Smaller cable companies, on the other hand, are backing Aereo. They hope to partner with the firm or create similar technologies that would enable them to compete more effectively with bigger cable companies. The satellite firm Dish Network compares Aereo’s antennas to dumbwaiters that simply act on a human’s commands.
Their support has raised fears that copycat businesses would emerge if the court sides with Aereo. A decision isn’t likely before the court’s term ends in June.
"It would open the floodgates to more copyright being violated, and free and local television being undermined," Smith said. Broadcasters have vowed to fight an adverse decision in the halls of Congress, seeking to stop companies like Aereo through legislation if litigation fails.

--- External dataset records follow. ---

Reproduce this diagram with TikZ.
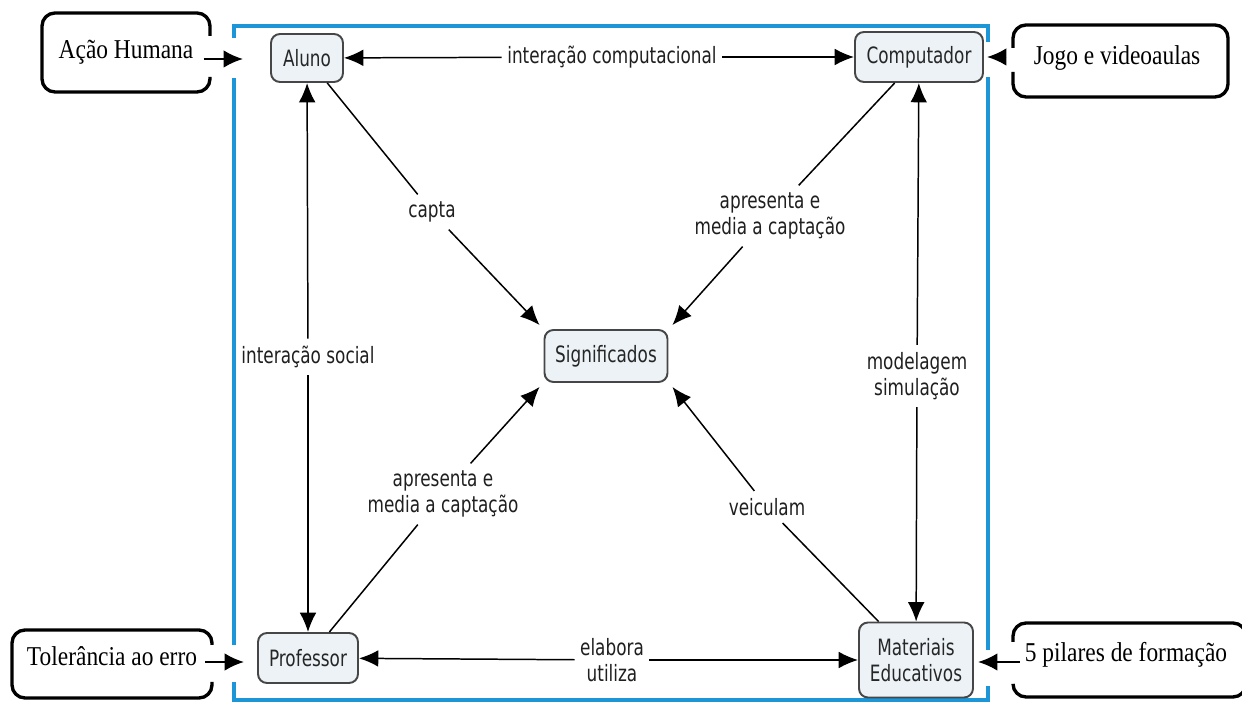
\documentclass[tikz,border=0pt]{standalone}
\usepackage{fontspec}
\usetikzlibrary{arrows.meta}
\newfontfamily\sansbox{DejaVu Sans}[FakeStretch=0.75]
\newfontfamily\serifbox{Liberation Serif}[FakeStretch=0.86]
\definecolor{framec}{RGB}{28,150,215}
\definecolor{cfill}{RGB}{236,242,246}
\definecolor{cdraw}{RGB}{70,70,70}
\begin{document}
\begin{tikzpicture}[x=0.02cm,y=-0.02cm,
  concept/.style={draw=cdraw, line width=1.1pt, fill=cfill, rounded corners=0.18cm,
    font=\sansbox\fontsize{12.8}{14.5}\selectfont, text=black!85, align=center, inner sep=0pt},
  lbl/.style={font=\sansbox\fontsize{12.8}{14.8}\selectfont, align=center,
    inner xsep=3pt, inner ysep=4pt, text=black!88},
  link/.style={line width=0.85pt, draw=black},
  tip/.style={-{Latex[length=11pt,width=9.5pt]}},
  bigtip/.style={line width=1.3pt, -{Latex[length=11pt,width=10pt]}},
  bracket/.style={line width=1.9pt, rounded corners=0.26cm},
  ext/.style={font=\serifbox\fontsize{15.5}{18}\selectfont, inner sep=0pt},
  frame/.style={draw=framec, line width=2.1pt}
]
\useasboundingbox (0,0) rectangle (1242,702);
\fill[white] (0,0) rectangle (1242,702);

% blue frame
\draw[frame] (234,38) -- (234,26) -- (988,26) -- (988,42);
\draw[frame] (234,78) -- (234,645);
\draw[frame] (988,77) -- (988,650);
\draw[frame] (234,682) -- (234,700) -- (988,700) -- (988,686);

% concepts
\node[concept, minimum width=1.44cm, minimum height=0.96cm] (aluno) at (307,58) {Aluno};
\node[concept, minimum width=2.56cm, minimum height=1.0cm] (comp) at (919,57) {Computador};
\node[concept, minimum width=2.0cm, minimum height=1.0cm] (prof) at (308,658) {Professor};
\node[concept, minimum width=2.28cm, minimum height=1.5cm] (mat) at (916,660) {Materiais\\Educativos};
\node[concept, minimum width=2.46cm, minimum height=1.04cm] (sig) at (606,356) {Significados};

% linking phrases
\node[lbl] (ic) at (612,57) {interação computacional};
\node[lbl] (capta) at (432,212) {capta};
\node[lbl] (ap1) at (770,216) {apresenta e\\media a captação};
\node[lbl] (is) at (308,357) {interação social};
\node[lbl] (ms) at (917,376) {modelagem\\simulação};
\node[lbl] (ap2) at (443,494) {apresenta e\\media a captação};
\node[lbl] (veic) at (767,507) {veiculam};
\node[lbl] (eu) at (612,660) {elabora\\utiliza};

% connectors
\draw[link,tip] (ic) -- (aluno);
\draw[link,tip] (ic) -- (comp);
\draw[link,tip] (is) -- (aluno);
\draw[link,tip] (is) -- (prof);
\draw[link,tip] (ms) -- (comp);
\draw[link,tip] (ms) -- (mat);
\draw[link,tip] (eu) -- (prof);
\draw[link,tip] (eu) -- (mat);
\draw[link] (aluno) -- (capta);
\draw[link,tip] (capta) -- ([shift={(-4,-4)}]sig.north west);
\draw[link] (comp) -- (ap1);
\draw[link,tip] (ap1) -- ([shift={(4,-4)}]sig.north east);
\draw[link] (prof) -- (ap2);
\draw[link,tip] (ap2) -- ([shift={(-4,4)}]sig.south west);
\draw[link] (mat) -- (veic);
\draw[link,tip] (veic) -- ([shift={(4,4)}]sig.south east);

% external boxes
\draw[bracket] (210,36) -- (210,13) -- (42,13) -- (42,92) -- (210,92) -- (210,77);
\node[ext] (ah) at (126,52) {Ação Humana};
\draw[bracket] (1013,48) -- (1013,25) -- (1228,25) -- (1228,97) -- (1013,97) -- (1013,72);
\node[ext] (jv) at (1117,58) {Jogo e videoaulas};
\draw[bracket] (212,645) -- (212,630) -- (12,630) -- (12,698) -- (212,698) -- (212,682);
\node[ext] (te) at (112,656) {Tolerância ao erro};
\draw[bracket] (1013,642) -- (1013,623) -- (1246,623) -- (1246,697) -- (1013,697) -- (1013,685);
\node[ext] (pf) at (1126,655) {5 pilares de formação};

% external arrows
\coordinate (ahin) at (243,59);
\coordinate (jvin) at (987,57);
\coordinate (tein) at (244,662);
\coordinate (pfin) at (978,662);
\draw[bigtip] ([xshift=0.2cm]ah.east |- ahin) -- (ahin);
\draw[bigtip] ([xshift=-0.54cm]jv.west |- jvin) -- (jvin);
\draw[bigtip] ([xshift=0.16cm]te.east |- tein) -- (tein);
\draw[bigtip] ([xshift=-0.1cm]pf.west |- pfin) -- (pfin);
\end{tikzpicture}
\end{document}
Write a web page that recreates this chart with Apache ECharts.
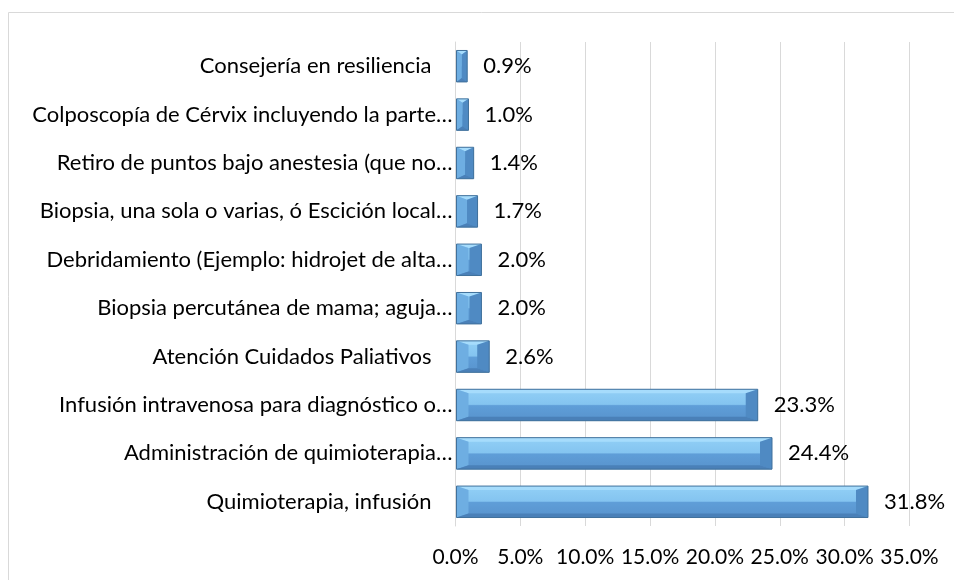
<!DOCTYPE html>
<html>
<head>
<meta charset="utf-8">
<script src="https://cdn.jsdelivr.net/npm/echarts@6/dist/echarts.min.js"></script>
<style>
  html, body { margin: 0; padding: 0; background: #fff; }
  #container { width: 954px; height: 580px; }
</style>
</head>
<body>
<div id="container"></div>
<script>
// categories top to bottom, as in the chart
var categories = [
    'Consejería en resiliencia',
    'Colposcopía de Cérvix incluyendo la parte…',
    'Retiro de puntos bajo anestesia (que no…',
    'Biopsia, una sola o varias, ó Escición local…',
    'Debridamiento (Ejemplo: hidrojet de alta…',
    'Biopsia percutánea de mama; aguja…',
    'Atención Cuidados Paliativos',
    'Infusión intravenosa para diagnóstico o…',
    'Administración de quimioterapia…',
    'Quimioterapia, infusión'
];
var values = [0.9, 1.0, 1.4, 1.7, 2.0, 2.0, 2.6, 23.3, 24.4, 31.8];
var xTicks = [0, 5, 10, 15, 20, 25, 30, 35];

var FONT = 'Lato';
var FS = 22;

var dom = document.getElementById('container');
var myChart = echarts.init(dom);

var barData = values.map(function (v, i) { return [i, v]; });

// excel-like bevelled bar
var renderBar = function (params, api) {
    var c = api.value(0), v = api.value(1);
    var base = api.coord([0, c]);
    var end = api.coord([v, c]);
    var h = api.size([0, 1])[1] * 0.65;
    var x0 = base[0] + 1, x1 = end[0], ym = base[1];
    var y0 = ym - h / 2, y1 = ym + h / 2;
    var dx = Math.min(12, (x1 - x0) / 2);
    var dy = Math.min(dx, 4);
    var poly = function (pts, fill) {
        return { type: 'polygon', shape: { points: pts }, style: { fill: fill } };
    };
    return {
        type: 'group',
        children: [
            {
                type: 'rect',
                shape: { x: x0, y: y0, width: x1 - x0, height: h },
                style: {
                    fill: new echarts.graphic.LinearGradient(0, 0, 0, 1, [
                        { offset: 0, color: '#92d0f6' },
                        { offset: 0.48, color: '#84c4f0' },
                        { offset: 0.52, color: '#5f9ed8' },
                        { offset: 1, color: '#5893cd' }
                    ])
                }
            },
            poly([[x0, y0], [x1, y0], [x1 - dx, y0 + dy], [x0 + dx, y0 + dy]], '#a6dcfc'),
            poly([[x0, y0], [x0 + dx, y0 + dy], [x0 + dx, y1 - dy], [x0, y1]], '#6eaee2'),
            poly([[x1, y0], [x1 - dx, y0 + dy], [x1 - dx, y1 - dy], [x1, y1]], '#4f8ac3'),
            poly([[x0, y1], [x1, y1], [x1 - dx, y1 - dy], [x0 + dx, y1 - dy]], '#4a80b8'),
            {
                type: 'rect',
                shape: { x: x0, y: y0, width: x1 - x0, height: h },
                style: { fill: null, stroke: '#41719c', lineWidth: 1 }
            },
            {
                type: 'text',
                style: {
                    text: v.toFixed(1) + '%',
                    x: x1 + 16, y: ym,
                    verticalAlign: 'middle',
                    fill: '#000',
                    fontSize: FS, fontFamily: FONT
                }
            }
        ]
    };
};

var option = {
    animation: false,
    graphic: [{
        type: 'rect',
        shape: { x: 8.5, y: 12.5, width: 1000, height: 700 },
        style: { fill: null, stroke: '#d9d9d9', lineWidth: 1 },
        silent: true
    }],
    grid: { left: 455.5, right: 44.5, top: 42, bottom: 54 },
    xAxis: {
        type: 'value',
        min: xTicks[0],
        max: xTicks[xTicks.length - 1],
        interval: 5,
        axisLine: { show: false },
        axisTick: { show: false },
        splitLine: { lineStyle: { color: '#d9d9d9', width: 1 } },
        axisLabel: {
            margin: 21,
            color: '#000',
            fontSize: 21,
            fontFamily: FONT,
            formatter: function (v) { return v.toFixed(1) + '%'; }
        }
    },
    yAxis: {
        type: 'category',
        inverse: true,
        data: categories,
        axisLine: { show: true, lineStyle: { color: '#d9d9d9' } },
        axisTick: { show: false },
        axisLabel: {
            margin: 3,
            color: '#000',
            fontSize: FS,
            fontFamily: FONT,
            formatter: function (s) {
                return s.slice(-1) === '…' ? '{a|' + s + '}' : '{b|' + s + '}';
            },
            rich: {
                a: { fontSize: FS, fontFamily: FONT, color: '#000' },
                b: { fontSize: FS, fontFamily: FONT, color: '#000', padding: [0, 21, 0, 0] }
            }
        }
    },
    series: [{
        type: 'custom',
        renderItem: renderBar,
        encode: { y: 0, x: 1 },
        data: barData
    }]
};
myChart.setOption(option, true);
</script>
</body>
</html>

Funded by IAC Chairman Barry Diller, Aereo currently operates in New York, Boston, Baltimore and Dallas, among other locations. The company hopes to eventually expand nationwide.
But Diller has said Aereo is unlikely to survive if it doesn’t win the case. And given the solicitor general’s surprisingly strong support for broadcasters, media and telecom analyst David Kaut said the justices may lean heavily on the government’s position that Aereo operates much like a cable firm and should be subject to the same obligations.
"Ultimately," Kaut said, "it may come down to a ‘it looks like duck and quacks like a duck’ decision."